--- Begin ---

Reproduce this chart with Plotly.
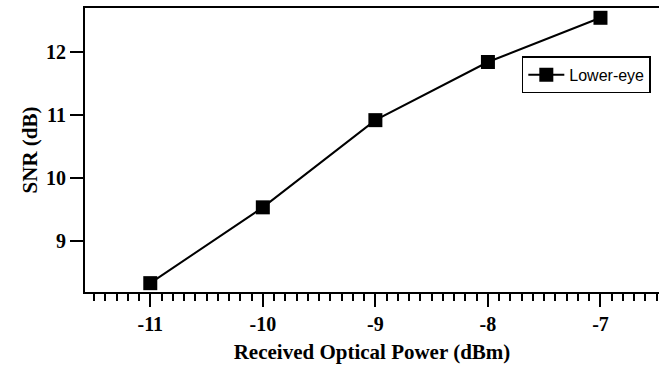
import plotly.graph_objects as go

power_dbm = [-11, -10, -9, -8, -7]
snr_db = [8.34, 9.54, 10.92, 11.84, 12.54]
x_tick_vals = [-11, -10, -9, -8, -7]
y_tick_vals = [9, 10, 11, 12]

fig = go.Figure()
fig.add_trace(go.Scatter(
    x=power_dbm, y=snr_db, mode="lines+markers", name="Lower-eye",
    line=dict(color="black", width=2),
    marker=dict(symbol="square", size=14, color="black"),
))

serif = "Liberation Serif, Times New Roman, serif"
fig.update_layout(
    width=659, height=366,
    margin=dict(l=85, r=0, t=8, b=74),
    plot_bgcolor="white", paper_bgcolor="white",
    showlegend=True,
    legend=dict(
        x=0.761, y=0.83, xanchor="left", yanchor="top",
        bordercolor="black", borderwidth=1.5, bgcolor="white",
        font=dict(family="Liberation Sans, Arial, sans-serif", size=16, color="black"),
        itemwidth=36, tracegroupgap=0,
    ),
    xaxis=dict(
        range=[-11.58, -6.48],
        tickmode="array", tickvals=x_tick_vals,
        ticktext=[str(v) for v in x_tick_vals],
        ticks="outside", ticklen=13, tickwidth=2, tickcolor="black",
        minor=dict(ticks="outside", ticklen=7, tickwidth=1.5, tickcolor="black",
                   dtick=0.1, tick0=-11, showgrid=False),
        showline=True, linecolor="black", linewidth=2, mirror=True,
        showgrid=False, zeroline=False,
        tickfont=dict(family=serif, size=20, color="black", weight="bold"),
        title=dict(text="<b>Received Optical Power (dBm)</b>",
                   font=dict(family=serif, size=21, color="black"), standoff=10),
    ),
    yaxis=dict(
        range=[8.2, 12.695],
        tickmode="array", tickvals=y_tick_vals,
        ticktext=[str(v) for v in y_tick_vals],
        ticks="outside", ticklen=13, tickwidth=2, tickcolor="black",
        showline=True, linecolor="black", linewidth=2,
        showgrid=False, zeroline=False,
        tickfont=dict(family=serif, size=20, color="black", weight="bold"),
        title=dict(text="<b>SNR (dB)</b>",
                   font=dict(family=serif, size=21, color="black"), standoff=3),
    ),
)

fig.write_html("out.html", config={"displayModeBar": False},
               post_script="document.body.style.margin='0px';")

--- End ---

=== THE PROBLEM ===
Restate the data above word for word. Skip every picture.

=== EXERCISE SOLUTION ===
Reproduce this chart with Plotly.
import plotly.graph_objects as go

power_dbm = [-11, -10, -9, -8, -7]
snr_db = [8.34, 9.54, 10.92, 11.84, 12.54]
x_tick_vals = [-11, -10, -9, -8, -7]
y_tick_vals = [9, 10, 11, 12]

fig = go.Figure()
fig.add_trace(go.Scatter(
    x=power_dbm, y=snr_db, mode="lines+markers", name="Lower-eye",
    line=dict(color="black", width=2),
    marker=dict(symbol="square", size=14, color="black"),
))

serif = "Liberation Serif, Times New Roman, serif"
fig.update_layout(
    width=659, height=366,
    margin=dict(l=85, r=0, t=8, b=74),
    plot_bgcolor="white", paper_bgcolor="white",
    showlegend=True,
    legend=dict(
        x=0.761, y=0.83, xanchor="left", yanchor="top",
        bordercolor="black", borderwidth=1.5, bgcolor="white",
        font=dict(family="Liberation Sans, Arial, sans-serif", size=16, color="black"),
        itemwidth=36, tracegroupgap=0,
    ),
    xaxis=dict(
        range=[-11.58, -6.48],
        tickmode="array", tickvals=x_tick_vals,
        ticktext=[str(v) for v in x_tick_vals],
        ticks="outside", ticklen=13, tickwidth=2, tickcolor="black",
        minor=dict(ticks="outside", ticklen=7, tickwidth=1.5, tickcolor="black",
                   dtick=0.1, tick0=-11, showgrid=False),
        showline=True, linecolor="black", linewidth=2, mirror=True,
        showgrid=False, zeroline=False,
        tickfont=dict(family=serif, size=20, color="black", weight="bold"),
        title=dict(text="<b>Received Optical Power (dBm)</b>",
                   font=dict(family=serif, size=21, color="black"), standoff=10),
    ),
    yaxis=dict(
        range=[8.2, 12.695],
        tickmode="array", tickvals=y_tick_vals,
        ticktext=[str(v) for v in y_tick_vals],
        ticks="outside", ticklen=13, tickwidth=2, tickcolor="black",
        showline=True, linecolor="black", linewidth=2,
        showgrid=False, zeroline=False,
        tickfont=dict(family=serif, size=20, color="black", weight="bold"),
        title=dict(text="<b>SNR (dB)</b>",
                   font=dict(family=serif, size=21, color="black"), standoff=3),
    ),
)

fig.write_html("out.html", config={"displayModeBar": False},
               post_script="document.body.style.margin='0px';")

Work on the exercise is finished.